Filming the Pinal County Fair was a great experience! I’m almost done with post-production, it’s going by much quicker than I had anticipated, and once done, I’ll be posting it on YouTube under my channel, GEL Studios.
With the time consumed in these projects and school, I’ve recently realized that I haven’t been paying attention to things that I’ve before thought significant. One of which being, yes, boys.
I don’t mean to say that I was obsessed with guys or dating, but it was certainly on my mind. I’d been on a few dates before coming to college, mostly with those I’d known for a long time in my hometown, but coming to EAC and only recognizing the names of a handful of people was a totally different experience. I had to learn to adapt to my surroundings through the compromise of bad experiences. Though I’m not sure if sharing these experiences will help what people think of me, I can assure you that I really don’t mind embarrassing myself.
Mistake #1: “Group dates are unnecessary.”
I think it was the second month of my first semester when I decided to ask someone on a date. I talked to the guy only a few times in passing, but I didn’t think it would be too hard to start up a conversation if we went on a date. He seemed talkative enough. Unfortunately, that idea blew up in my face within the first five minutes of the night; sitting in an already quiet restaurant with only the occasional “How’s your food?” was not what I would consider exciting. My brain just seemed to turn to mush, answering with only a few “mhm’s” and “yeah’s” to his questions. I think at one point I even said “spaghetti” when he asked how my day was… from across the table I swore he asked what I ordered. Since that date, I haven’t heard from him. It’s safe to say that he probably died from my awkwardness.

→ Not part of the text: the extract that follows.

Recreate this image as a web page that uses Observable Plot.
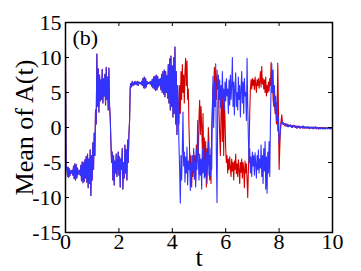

Thankfully I had much more enjoyable experiences with my past boyfriend. We went on several double-dates that both us and the other couples loved. The motto “the more, the merrier” has never been so real. I think I’ll put it as my new Instagram bio.
#2: “I have enough time to put into a relationship.”
This was probably one of my more constant thoughts. Before college, I hadn’t been in an “official” relationship. I was simply too busy. In college, I felt that almost everyone had a boyfriend, or at least a close-to-one. At first, this annoyed me, but after a few weeks, I decided that I too could be in a relationship. After all, my classes were only a few hours a day, so I could put that extra time into a boyfriend.
I had been on a few dates with a particular gentleman that I found I was really starting to like. He was sweet, courteous, and really the perfect boyfriend material. After our fifth date, we decided that we should be an exclusive couple. For the first month and a half, it was great! I had a blast meeting his family, having dinner together, and meeting up before and after classes.
Unfortunately, while in the relationship, I realized that my work in school was starting to slack. From forgetting to turn in projects between other assignments and flat out never studying, I knew my grades were suffering. I felt a horrible guilt for pushing away my boyfriend in order to try to catch up, and in doing so, I began to realize that, no, I didn’t have time for a relationship. I broke it off rather suddenly, but on a good note.
I haven’t been on another date, but on a happier (not to boast) note, I’m still at a 4.0 GPA. *thumbs up*
#3: “College guys are so much different from high school boys!”
Ha. The cliche of the year! Of course, I can’t speak for every college guy, but I can honestly say that 50% of the people I’ve met while at Eastern and Central Arizona College act just like high school students.
It’s not purposeful, but I think my personality might lead guys to think that I am flirting with them when in all actuality I’m just being friendly. Over the last few weeks, I had three guys trying to message me on Facebook and Instagram, to which I ignored; not because I’m being rude (well, maybe just a little), but on top of the fact that I’m not interested in dating anyone, all three of them have bluntly stated that they “have girlfriends” to my face. I never asked if they had one, so did they say this just to make it seem like they are more attractive than not? I have no idea. Not sure if the tactic worked on other females they’ve talked to, but it definitely didn’t for me.
I feel bad for their girlfriends, whether or not they exist.
Alas, this didn’t only happen in college. Flashback to junior high and high school where I knew several people like this. Girls and guys were equally guilty for this bizarre scheme, and though it didn’t happen to me personally before college, I could count on two hands the amount of times it happened to people I knew.
I wish people could discern the difference between being friendly and flirting. It’s sad, but I’ve come to the conclusion that I will no longer initiate conversations with guys; I don’t want them getting the wrong idea.
Overall, I’m happy to say that I am single and probably will be for a long time. If asked on a date, unless by someone I can honestly say I enjoy talking to, I won’t feel bad saying “no, thank you.” (Sorry, mom. I know you want me to be social and date haha.) Until my schooling is done, or almost done, I have no intention of boyfriend hunting. *shrugs shoulders* I have too much I want to do before settling in a relationship!